Notas sobre a crise da social-democracia

1. Os regimes de social-democracia ocidental entram numa crise estrutural perante os nossos olhos. Os ciclos de crises sociais e económicas cada vez mais curtos, o avanço da extrema-direita e a erosão do tecido social e dos laços sociais e de solidariedade são disso prova. Fundado sob premissas de consenso e diálogo que atenuaram a luta de classes, este regime começa a mostrar as suas fissuras, sucumbindo cada vez mais a um paradigma de polarização e de conflito.

2. Por todo o lado, a extrema-direita cresce como sinal de contestação a um regime em decadência. Como fez antes na República de Weimar, na Itália pós-Primeira Guerra Mundial e em Portugal, aproveita-se da instabilidade social, económica e política do capitalismo para semear desconfiança e apresentar-se como solução. Mais uma vez, a retórica contra a diferença ganha força, galvanizando forças reacionárias, mas também massas de trabalhadores desiludidas com os limites e falhanços de uma social-democracia a favor das classes dominantes.

3.A resposta da social-democracia tem sido impotente e até patética. Nos Estados Unidos, contra a ameaça de golpe, mantém-se a figura de Biden. Nos Países Baixos, os partidos do centro pulverizam-se entre si, abrindo o flanco à extrema-direita. Na Argentina, com uma inflação de mais de 100%, o candidato que se apresentou como oposição à extrema-direita foi o ministro da Economia do governo vigente. Mesmo no Brasil, onde uma aliança mais ampla foi possível graças a um candidato consensual, a vitória foi arrancada a ferros e nada na ação política de Lula nos garante que as próximas eleições não serão também altamente disputadas com a extrema-direita.

4. Ao centro, as forças políticas empenham-se em dois principais pontos estratégicos para travar a extrema-direita. O primeiro é a defesa do status quo, mesmo que esse status quo seja a degradação brutal de todos os aspetos da vida dos cidadãos e cidadãs. Isto é, chegado a este ponto de descredibilização das instituições democráticas, a sua principal proposta é manter tudo igual. O segundo é a criação de uma narrativa que torna o voto nas forças de centro no voto de entrave à extrema-direita. Isto é, deixa de interessar a política e passa a interessar apenas impedir a extrema-direita de governar. Ambos estes pontos estão errados pela mesma razão: não são radicais. Não atacam a causa do problema, não mudam nada, não resolvem os problemas da social-democracia nem dos seus cidadãos – apenas adiam o inevitável.

5. Enquanto estas fúteis tentativas são postas em prática, instala-se um paradigma social e político de polarização que mina a esfera pública e debilita a social-democracia.

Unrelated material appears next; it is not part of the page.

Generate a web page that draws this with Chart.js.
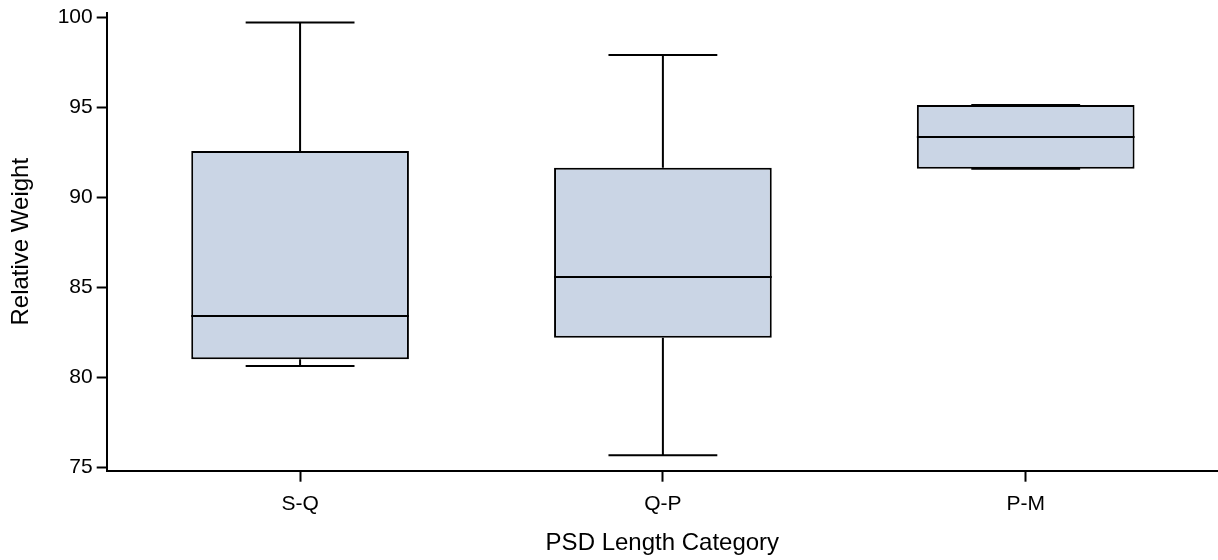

Em vez de acentuar a luta de classes, esta polarização fragmenta politicamente ainda mais a classe trabalhadora.

Reconstruir qualquer tipo de sociabilidade e solidariedade torna-se mais difícil quanto maior é a polarização. Em Itália, Portugal, Espanha e na Alemanha, só foi possível fazê-lo após a queda dos regimes fascistas. Uma classe dividida contra si mesma não terá força para ser o motor de qualquer transformação social que altere a relação de forças a seu favor, e mesmo se tivesse, estaria demasiado fragilizada para concretizar a mudança necessária.

6. Este paradigma de polarização espalha-se a nível internacional. O que começou como um avanço subreptício da extrema-direita e foi sendo desvalorizado como situação pontual, fruto de realidades concretas, demonstrou ser uma vaga de fundo transversal à social-democracia e consequência dos seus sucessivos falhanços. Por isso se torna ainda mais difícil combater o avanço destas forças reacionárias. Embora tenha como seu motor a insatisfação popular com as condições de vida, rapidamente a extrema-direita conseguiu criar um arsenal cultural e simbólico, que se apoia no conservadorismo como reação a uma realidade constantemente em mudança e que se alastrou por todo o ocidente com os mesmos pontos de pressão.

7. A nossa estratégia deve compreender esta realidade. Aproximamo-nos de um ponto de rutura a uma velocidade vertiginosa. Apoiar um travão à extrema-direita que mantenha tudo igual – não desvalorizando o seu valor tático – é apenas adiar o inevitável. Um travão não basta. Precisamos de estratégias de combate. Combate à degradação das condições de vida, das instituições e do sistema económico que estão na base do descontentamento social, e combate ao reforço da cultura conservadora e individualista que oblitera os laços sociais e de solidariedade e que coloca sempre a diferença como causa do descontentamento social. Se não estivermos preparados para os combates que se avizinham, a História repetir-se-à.